In einer Stellungnahme auf Instagram reagierte der Rainbow e.V.: „Die eigene Identität derart in Frage zu stellen – und das teilweise bereits seit Kindestagen -, stellt eine psychische Belastung dar, die für Außenstehende kaum vorstellbar ist. Dazu kommen meist negative Reaktionen der Gesellschaft. Neben sozialer Ächtung berichten Betroffene zum Beispiel von Problemen im Alltag, zum Beispiel im Job oder bei der Wohnungssuche, oftmals auch von psychischen und physischen Angriffen. Alles nur gefühlt, Herr Wirtz? Nein!”
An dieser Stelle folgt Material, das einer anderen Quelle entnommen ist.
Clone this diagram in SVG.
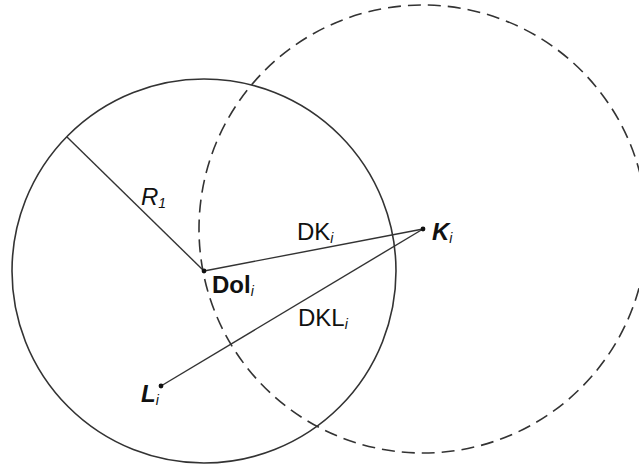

In einem offenen Brief an die Aachener Zeitung fordert eine Gruppe von Organisationen die Rücknahme des Kommentars und eine öffentliche Entschuldigung. „Die Veröffentlichung eines solchen Kommentars lässt sich auch nicht mit einem Hinweis auf eine offene Diskussion rechtfertigen. Eine offene Diskussion besteht nicht darin, menschenunwürdiger Rhetorik Platz zu bieten!”
Unterzeichnet wurde der offene Brief unter anderem vom Kreisverband der Partei Die Linke in der StädteRegion Aachen, vom Queerreferat der Aachener Hochschulen sowie den Jugendorganisationen mehrerer Parteien.